Robert Pruitt, "Riding Death" (2015), mixed media on paper, 60" x 84" (photo by Gene Ogami)

Robert Pruitt, “Riding Death” (2015), mixed media on paper, 60″ x 84″ unframed (photo by Gene Ogami)

Two works point in novel directions, “Riding Death” and “Archangel.” The former shows a tiger upon whose head rests a small sculpture of two figures on horseback, with a blue bandana folded underneath, referencing the Crips. The picture alludes to a skit by comedian Cat Williams about tigers in the zoo as a metaphor for the black experience. It is one of the two weaker drawings in the show, but the first time Pruitt has drawn an animal and potentially a harbinger of exciting work to come. In “Archangel,” a flying drone is draped with votive offerings including flowers, cigarettes, a wad of cash, and a Black Lives Matter T-shirt. Equipped with both surveillance cameras and ordinary handheld ones, it brings to mind the reciprocal watchfulness of law enforcement and the citizen cell phones that record police action. Technology has always appeared as a functional adornment on Pruitt’s figures, but here it becomes the main character, an ambivalent altar.

Robert Pruitt, "Archangel" (2015), mixed media on paper, 84" x 60" unframed (photo by Gene Ogami) (click to enlarge)

Robert Pruitt, “Archangel” (2015), mixed media on paper, 84″ x 60″ unframed (photo by Gene Ogami) (click to enlarge)
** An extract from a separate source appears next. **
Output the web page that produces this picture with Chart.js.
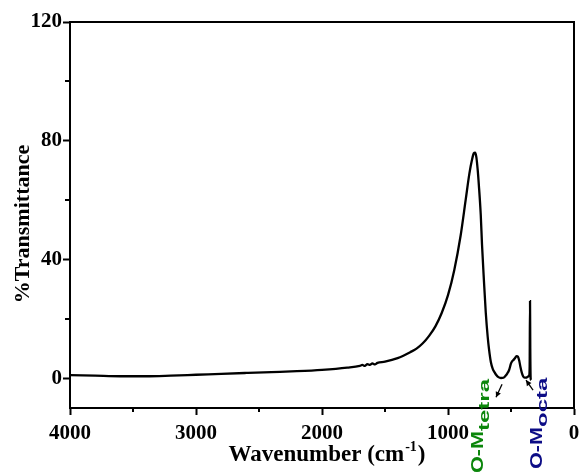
<!DOCTYPE html>
<html><head><meta charset="utf-8">
<script src="https://cdn.jsdelivr.net/npm/chart.js@4.4.1/dist/chart.umd.min.js"></script>
<style>html,body{margin:0;padding:0;background:#fff;}canvas{display:block;}</style>
</head><body>
<canvas id="c" width="579" height="474"></canvas>
<script>
// ---- data ----
const wavenumbers = [4000,3800,3600,3400,3200,3000,2800,2600,2400,2200,2000,1800,1700,1680,1660,1640,1620,1600,1580,1560,1500,1400,1300,1250,1200,1150,1100,1050,1000,950,900,860,830,810,795,785,775,765,755,740,730,715,700,685,675,660,645,630,615,600,580,560,545,530,515,500,490,480,465,455,445,435,425,415,405,395,380,365,356,352,349,347,344,340];
const transmittance = [1.1,0.9,0.7,0.7,0.9,1.2,1.5,1.8,2.1,2.4,2.85,3.6,4.2,4.5,4.2,4.8,4.5,5.0,4.7,5.2,5.6,6.8,8.8,10.0,11.8,14.3,17.5,22,28,36.5,48,60,69,73.5,75.8,76,74.5,70.5,65,55,45,33,22,14,10,5.5,3.2,2.0,1.0,0.4,0.1,0.2,0.8,1.6,2.8,5.0,5.8,6.2,7.0,7.5,7.3,6.0,3.8,2.0,0.8,0.3,0.2,0.6,1.0,4,26,10,0,-0.6];
const xTicks = [4000,3000,2000,1000,0];
const xMinorTicks = [3500,2500,1500,500];
const yTicks = [0,40,80,120];
const yMinorTicks = [20,60,100];
const xTitleText = 'Wavenumber (cm';
const xTitleSup = '-1';
const yTitleText = '%Transmittance';
const bandNames = ['O-M','O-M'];
const bandSubs = ['tetra','octa'];
const bandColors = ['#0b860b','#0c0c86'];

const serif = '"Liberation Serif","Times New Roman",serif';
const sans = '"Liberation Sans",Arial,sans-serif';

const decor = {
  id:'decor',
  afterDraw(chart){
    const {ctx, chartArea:a, scales:{x, y}} = chart;
    ctx.save();
    // frame top/right
    ctx.strokeStyle='#000'; ctx.lineWidth=2;
    ctx.beginPath();
    ctx.moveTo(a.left, a.top); ctx.lineTo(a.right, a.top); ctx.lineTo(a.right, a.bottom);
    ctx.stroke();
    // minor ticks
    ctx.lineWidth=2;
    ctx.beginPath();
    xMinorTicks.forEach(v=>{const px=Math.round(x.getPixelForValue(v)); ctx.moveTo(px,a.bottom); ctx.lineTo(px,a.bottom+4);});
    yMinorTicks.forEach(v=>{const py=Math.round(y.getPixelForValue(v)); ctx.moveTo(a.left,py); ctx.lineTo(a.left-5,py);});
    ctx.stroke();
    // x title
    ctx.fillStyle='#000';
    ctx.textBaseline='alphabetic';
    const fMain='bold 23px '+serif, fSup='bold 14px '+serif;
    ctx.font=fMain; const w1=ctx.measureText(xTitleText).width; const w3=ctx.measureText(')').width;
    ctx.font=fSup; const w2=ctx.measureText(xTitleSup).width;
    const tot=w1+w2+w3+2; let sx=(a.left+a.right)/2+5-tot/2; const by=461;
    ctx.font=fMain; ctx.textAlign='left'; ctx.fillText(xTitleText,sx,by);
    ctx.font=fSup; ctx.fillText(xTitleSup,sx+w1+1,by-10);
    ctx.font=fMain; ctx.fillText(')',sx+w1+w2+2,by);
    // y title
    ctx.save();
    ctx.translate(29,224); ctx.rotate(-Math.PI/2);
    ctx.font='bold 22px '+serif; ctx.textAlign='center';
    ctx.fillText(yTitleText,0,0);
    ctx.restore();
    // band labels
    const labelPos=[{w:722,y0:473,dx:6},{w:254,y0:469,dx:5}];
    bandNames.forEach((nm,i)=>{
      const p=labelPos[i];
      const bx=x.getPixelForValue(p.w);
      ctx.save();
      ctx.fillStyle=bandColors[i];
      ctx.translate(bx,p.y0); ctx.rotate(-Math.PI/2);
      ctx.textAlign='left';
      ctx.save(); ctx.scale(1.35,1);
      ctx.font='bold 16px '+sans; const wm=ctx.measureText(nm).width;
      ctx.fillText(nm,0,0); ctx.restore();
      ctx.save(); ctx.translate(wm*1.35,p.dx); ctx.scale(1.6,1);
      ctx.font='bold 15px '+sans; ctx.fillText(bandSubs[i],0,0); ctx.restore();
      ctx.restore();
    });
    // arrows
    const arrows=[{from:[571,-2.0],to:[619,-6.4]},{from:[325,-4.0],to:[381,-0.6]}];
    ctx.strokeStyle='#000'; ctx.fillStyle='#000'; ctx.lineWidth=1.3;
    arrows.forEach(ar=>{
      const x1=x.getPixelForValue(ar.from[0]), y1=y.getPixelForValue(ar.from[1]);
      const x2=x.getPixelForValue(ar.to[0]), y2=y.getPixelForValue(ar.to[1]);
      ctx.beginPath(); ctx.moveTo(x1,y1); ctx.lineTo(x2,y2); ctx.stroke();
      const ang=Math.atan2(y2-y1,x2-x1), L=5.5, W=2.8;
      ctx.beginPath(); ctx.moveTo(x2,y2);
      ctx.lineTo(x2-L*Math.cos(ang)+W*Math.sin(ang), y2-L*Math.sin(ang)-W*Math.cos(ang));
      ctx.lineTo(x2-L*Math.cos(ang)-W*Math.sin(ang), y2-L*Math.sin(ang)+W*Math.cos(ang));
      ctx.closePath(); ctx.fill();
    });
    ctx.restore();
  }
};

const tickFont={family:serif,size:21,weight:'bold'};
new Chart(document.getElementById('c'),{
  type:'line',
  data:{datasets:[{data:wavenumbers.map((w,i)=>({x:w,y:transmittance[i]})),borderColor:'#000',borderWidth:2.3,pointRadius:0,fill:false,cubicInterpolationMode:'monotone'}]},
  options:{
    responsive:false,animation:false,devicePixelRatio:1,
    layout:{padding:{top:22,right:5,left:0,bottom:0}},
    plugins:{legend:{display:false},tooltip:{enabled:false}},
    scales:{
      x:{type:'linear',reverse:true,min:0,max:4000,
        afterBuildTicks:s=>{s.ticks=xTicks.map(v=>({value:v}));},
        afterFit:s=>{s.height=66;s.paddingLeft=0;s.paddingRight=0;},
        grid:{drawOnChartArea:false,drawTicks:true,tickLength:7,tickColor:'#000',tickWidth:2},
        border:{display:true,color:'#000',width:2},
        ticks:{color:'#000',font:tickFont,padding:6,maxRotation:0,autoSkip:false,callback:v=>String(v)}},
      y:{type:'linear',min:-10,max:120,
        afterBuildTicks:s=>{s.ticks=yTicks.map(v=>({value:v}));},
        afterFit:s=>{s.width=70;s.paddingTop=0;s.paddingBottom=0;},
        grid:{drawOnChartArea:false,drawTicks:true,tickLength:7,tickColor:'#000',tickWidth:2},
        border:{display:true,color:'#000',width:2},
        ticks:{color:'#000',font:tickFont,padding:1,autoSkip:false,callback:v=>String(v)}}
    }
  },
  plugins:[decor]
});
</script>
</body></html>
Pruitt loads his work with references to back-to-Africa movements and Afrofuturism, Basquiat paintings, and the slave trade. His drawings come with a social mission, and the art world, with its self-congratulatory political posturing, is not ideal for bringing such urgently felt ambition to the street, where the black body is unquestionably under assault. Nevertheless, the power to shape one’s own representation is central to self-determination, as evidenced by the meme #IfTheyGunnedMeDown, which erupted after the killing of Michael Brown in Ferguson. During the opening, a teacher from a public school in Compton told Pruitt that her students do a research project on him every year, and she will be bringing her class to see the exhibit. Pruitt intimates a future of open horizons with his jetpacks and space suits, but perhaps more importantly, he gathers up the past, including the militancy of Marcus Garvey and the Black Panthers, and beyond them to the richness of African art that precedes colonialism and North American slavery. Pruitt consciously chooses his ancestors and in so doing, his identity. It’s no accident he often uses the figure’s head as a locus of symbolic references. Art somehow filters into our consciousness, and though the seep is slow and incremental, it is real and it matters.

Robert Pruitt: Flight Risk continues at Koplin Del Rio (6031 Washington Blvd, Culver City, California) through December 5.

Daniel Gerwin is an artist and writer living in Los Angeles.

One reply on “Drawing an Afro-Future with the Past and Present”

  1. Huge admirer of his work. Especially his early pieces of urban youth wearing West African mask. His work makes you wondering what it would be like if slavery never happened and the empires of old took a different route. Great article!